The exercise – Transcribe the whole listing without a single picture.

------------------------------------------------

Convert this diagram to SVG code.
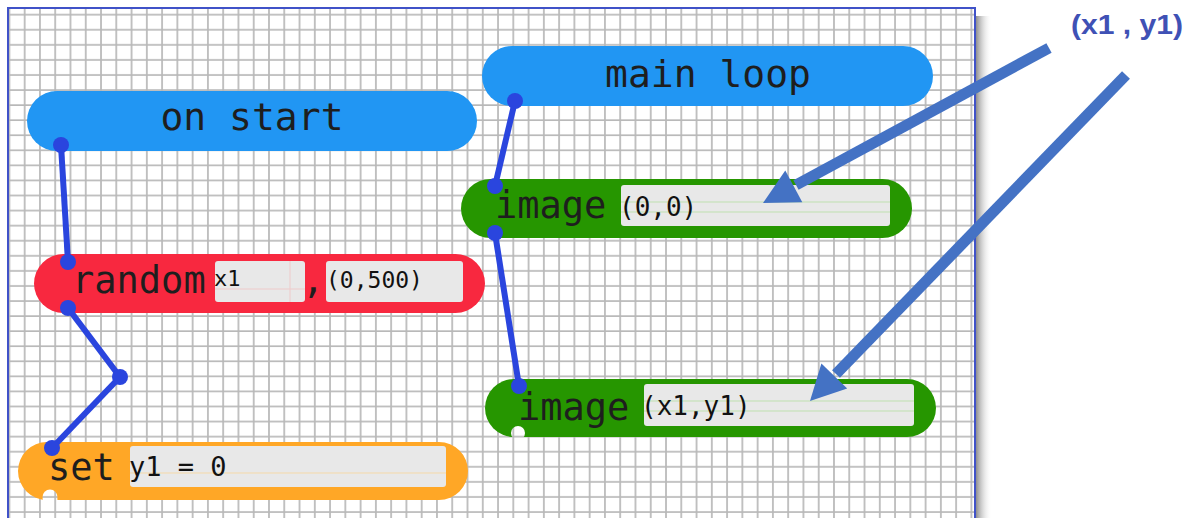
<svg xmlns="http://www.w3.org/2000/svg" width="1200" height="518" viewBox="0 0 1200 518">
<defs>
<style>
.lbl{font-family:"DejaVu Sans Mono","Liberation Mono",monospace;fill:#1e1e1e;font-size:37px}
.big{font-size:38px}
.inp{font-family:"DejaVu Sans Mono","Liberation Mono",monospace;fill:#111;font-size:25px}
.box{fill:#e8e8e8}
.con line{stroke:#2a45de;stroke-width:6}
.con circle{fill:#2a45de}
.ann{stroke:#4472c4;stroke-width:11;fill:none}
</style>
<pattern id="grid" patternUnits="userSpaceOnUse" x="1.77" y="-8" width="15.27" height="15.07">
<rect width="15.27" height="15.07" fill="#fff"/>
<path d="M7.63 0V15.07M0 7.63H15.27" stroke="#b8b8b8" stroke-width="1.7"/>
</pattern>
<linearGradient id="shadow" x1="0" x2="1" y1="0" y2="0">
<stop offset="0" stop-color="#7a7a7a" stop-opacity="0.85"/>
<stop offset="1" stop-color="#ffffff" stop-opacity="0"/>
</linearGradient>
</defs>
<rect width="1200" height="518" fill="#fff"/>
<rect x="976" y="16" width="16" height="502" fill="url(#shadow)"/>
<rect x="8" y="8" width="967" height="520" fill="url(#grid)"/>
<rect x="8" y="8" width="967" height="520" fill="none" stroke="#4052c8" stroke-width="2"/>

<g id="on-start">
<rect x="27" y="91" width="450" height="60" rx="30" fill="#2196f3"/>
<text class="lbl big" x="252" y="130" text-anchor="middle">on start</text>
</g>

<g id="main-loop">
<rect x="482" y="46" width="451" height="60" rx="30" fill="#2196f3"/>
<text class="lbl big" x="708" y="87" text-anchor="middle">main loop</text>
</g>

<g id="random">
<rect x="34" y="254" width="451" height="59" rx="29.5" fill="#f8283f"/>
<text class="lbl" x="72" y="293">random</text>
<rect class="box" x="215" y="261" width="90" height="41" rx="3"/>
<path d="M215 289H305M290 261V302" stroke="#f4b8b8" stroke-width="1" opacity="0.6"/>
<text class="inp" x="214" y="286" style="font-size:22px">x1</text>
<text class="lbl" x="302" y="293">,</text>
<rect class="box" x="326" y="261" width="137" height="41" rx="3"/>
<text class="inp" x="326" y="288" style="font-size:23px">(0,500)</text>
</g>

<g id="set">
<path d="M47 442H439A29 29 0 0 1 439 500H57.5A7.5 7.5 0 0 0 42.5 500H47A29 29 0 0 1 47 442Z" fill="#ffa726"/>
<circle cx="50" cy="497" r="7.5" fill="url(#grid)"/>
<rect class="box" x="130" y="446" width="316" height="41" rx="3"/>
<path d="M130 473H446" stroke="#f5d9a8" stroke-width="1"/>
<text class="lbl" x="48" y="480">set</text>
<text class="inp" x="129" y="476" style="font-size:27px">y1 = 0</text>
</g>

<g id="image-1">
<rect x="461" y="179" width="451" height="59" rx="29.5" fill="#269600"/>
<rect class="box" x="621" y="185" width="269" height="41" rx="3"/>
<path d="M621 202H890M621 212H890" stroke="#bfe0b0" stroke-width="1"/>
<text class="lbl" x="495" y="218">image</text>
<text class="inp" x="619" y="216" style="font-size:26px">(0,0)</text>
</g>

<g id="image-2">
<rect x="485" y="379" width="451" height="58" rx="29" fill="#269600"/>
<circle cx="518" cy="433" r="7" fill="url(#grid)"/>
<rect class="box" x="644" y="384" width="270" height="42" rx="3"/>
<path d="M644 401H914M644 411H914" stroke="#bfe0b0" stroke-width="1"/>
<text class="lbl" x="518" y="420">image</text>
<text class="inp" x="641" y="415" style="font-size:26px">(x1,y1)</text>
</g>

<g id="connectors" class="con">
<line x1="61" y1="145" x2="68" y2="262"/>
<circle cx="61" cy="145" r="8"/>
<circle cx="68" cy="262" r="8"/>
<line x1="68" y1="308" x2="120" y2="377"/>
<line x1="120" y1="377" x2="52" y2="448"/>
<circle cx="68" cy="308" r="8"/>
<circle cx="120" cy="377" r="8"/>
<circle cx="52" cy="448" r="8"/>
<line x1="515" y1="101" x2="495" y2="186"/>
<circle cx="515" cy="101" r="8"/>
<circle cx="495" cy="186" r="8"/>
<line x1="495" y1="233" x2="519" y2="386"/>
<circle cx="495" cy="233" r="8"/>
<circle cx="519" cy="386" r="8"/>
</g>

<g id="annotation">
<text x="1127" y="34" text-anchor="middle" textLength="112" lengthAdjust="spacingAndGlyphs" style="font-family:'Liberation Sans',Arial,sans-serif;font-weight:bold;font-size:28px;fill:#3f51b5">(x1 , y1)</text>
<line class="ann" x1="1049" y1="48" x2="796" y2="185"/>
<polygon points="763,203 785.3,170.5 802.3,202.3" fill="#4472c4"/>
<line class="ann" x1="1126" y1="75" x2="836" y2="374"/>
<polygon points="810,401 821.4,363.4 847.2,388.4" fill="#4472c4"/>
</g>
</svg>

------------------------------------------------

Task output –
Convert this diagram to SVG code.
<svg xmlns="http://www.w3.org/2000/svg" width="1200" height="518" viewBox="0 0 1200 518">
<defs>
<style>
.lbl{font-family:"DejaVu Sans Mono","Liberation Mono",monospace;fill:#1e1e1e;font-size:37px}
.big{font-size:38px}
.inp{font-family:"DejaVu Sans Mono","Liberation Mono",monospace;fill:#111;font-size:25px}
.box{fill:#e8e8e8}
.con line{stroke:#2a45de;stroke-width:6}
.con circle{fill:#2a45de}
.ann{stroke:#4472c4;stroke-width:11;fill:none}
</style>
<pattern id="grid" patternUnits="userSpaceOnUse" x="1.77" y="-8" width="15.27" height="15.07">
<rect width="15.27" height="15.07" fill="#fff"/>
<path d="M7.63 0V15.07M0 7.63H15.27" stroke="#b8b8b8" stroke-width="1.7"/>
</pattern>
<linearGradient id="shadow" x1="0" x2="1" y1="0" y2="0">
<stop offset="0" stop-color="#7a7a7a" stop-opacity="0.85"/>
<stop offset="1" stop-color="#ffffff" stop-opacity="0"/>
</linearGradient>
</defs>
<rect width="1200" height="518" fill="#fff"/>
<rect x="976" y="16" width="16" height="502" fill="url(#shadow)"/>
<rect x="8" y="8" width="967" height="520" fill="url(#grid)"/>
<rect x="8" y="8" width="967" height="520" fill="none" stroke="#4052c8" stroke-width="2"/>

<g id="on-start">
<rect x="27" y="91" width="450" height="60" rx="30" fill="#2196f3"/>
<text class="lbl big" x="252" y="130" text-anchor="middle">on start</text>
</g>

<g id="main-loop">
<rect x="482" y="46" width="451" height="60" rx="30" fill="#2196f3"/>
<text class="lbl big" x="708" y="87" text-anchor="middle">main loop</text>
</g>

<g id="random">
<rect x="34" y="254" width="451" height="59" rx="29.5" fill="#f8283f"/>
<text class="lbl" x="72" y="293">random</text>
<rect class="box" x="215" y="261" width="90" height="41" rx="3"/>
<path d="M215 289H305M290 261V302" stroke="#f4b8b8" stroke-width="1" opacity="0.6"/>
<text class="inp" x="214" y="286" style="font-size:22px">x1</text>
<text class="lbl" x="302" y="293">,</text>
<rect class="box" x="326" y="261" width="137" height="41" rx="3"/>
<text class="inp" x="326" y="288" style="font-size:23px">(0,500)</text>
</g>

<g id="set">
<path d="M47 442H439A29 29 0 0 1 439 500H57.5A7.5 7.5 0 0 0 42.5 500H47A29 29 0 0 1 47 442Z" fill="#ffa726"/>
<circle cx="50" cy="497" r="7.5" fill="url(#grid)"/>
<rect class="box" x="130" y="446" width="316" height="41" rx="3"/>
<path d="M130 473H446" stroke="#f5d9a8" stroke-width="1"/>
<text class="lbl" x="48" y="480">set</text>
<text class="inp" x="129" y="476" style="font-size:27px">y1 = 0</text>
</g>

<g id="image-1">
<rect x="461" y="179" width="451" height="59" rx="29.5" fill="#269600"/>
<rect class="box" x="621" y="185" width="269" height="41" rx="3"/>
<path d="M621 202H890M621 212H890" stroke="#bfe0b0" stroke-width="1"/>
<text class="lbl" x="495" y="218">image</text>
<text class="inp" x="619" y="216" style="font-size:26px">(0,0)</text>
</g>

<g id="image-2">
<rect x="485" y="379" width="451" height="58" rx="29" fill="#269600"/>
<circle cx="518" cy="433" r="7" fill="url(#grid)"/>
<rect class="box" x="644" y="384" width="270" height="42" rx="3"/>
<path d="M644 401H914M644 411H914" stroke="#bfe0b0" stroke-width="1"/>
<text class="lbl" x="518" y="420">image</text>
<text class="inp" x="641" y="415" style="font-size:26px">(x1,y1)</text>
</g>

<g id="connectors" class="con">
<line x1="61" y1="145" x2="68" y2="262"/>
<circle cx="61" cy="145" r="8"/>
<circle cx="68" cy="262" r="8"/>
<line x1="68" y1="308" x2="120" y2="377"/>
<line x1="120" y1="377" x2="52" y2="448"/>
<circle cx="68" cy="308" r="8"/>
<circle cx="120" cy="377" r="8"/>
<circle cx="52" cy="448" r="8"/>
<line x1="515" y1="101" x2="495" y2="186"/>
<circle cx="515" cy="101" r="8"/>
<circle cx="495" cy="186" r="8"/>
<line x1="495" y1="233" x2="519" y2="386"/>
<circle cx="495" cy="233" r="8"/>
<circle cx="519" cy="386" r="8"/>
</g>

<g id="annotation">
<text x="1127" y="34" text-anchor="middle" textLength="112" lengthAdjust="spacingAndGlyphs" style="font-family:'Liberation Sans',Arial,sans-serif;font-weight:bold;font-size:28px;fill:#3f51b5">(x1 , y1)</text>
<line class="ann" x1="1049" y1="48" x2="796" y2="185"/>
<polygon points="763,203 785.3,170.5 802.3,202.3" fill="#4472c4"/>
<line class="ann" x1="1126" y1="75" x2="836" y2="374"/>
<polygon points="810,401 821.4,363.4 847.2,388.4" fill="#4472c4"/>
</g>
</svg>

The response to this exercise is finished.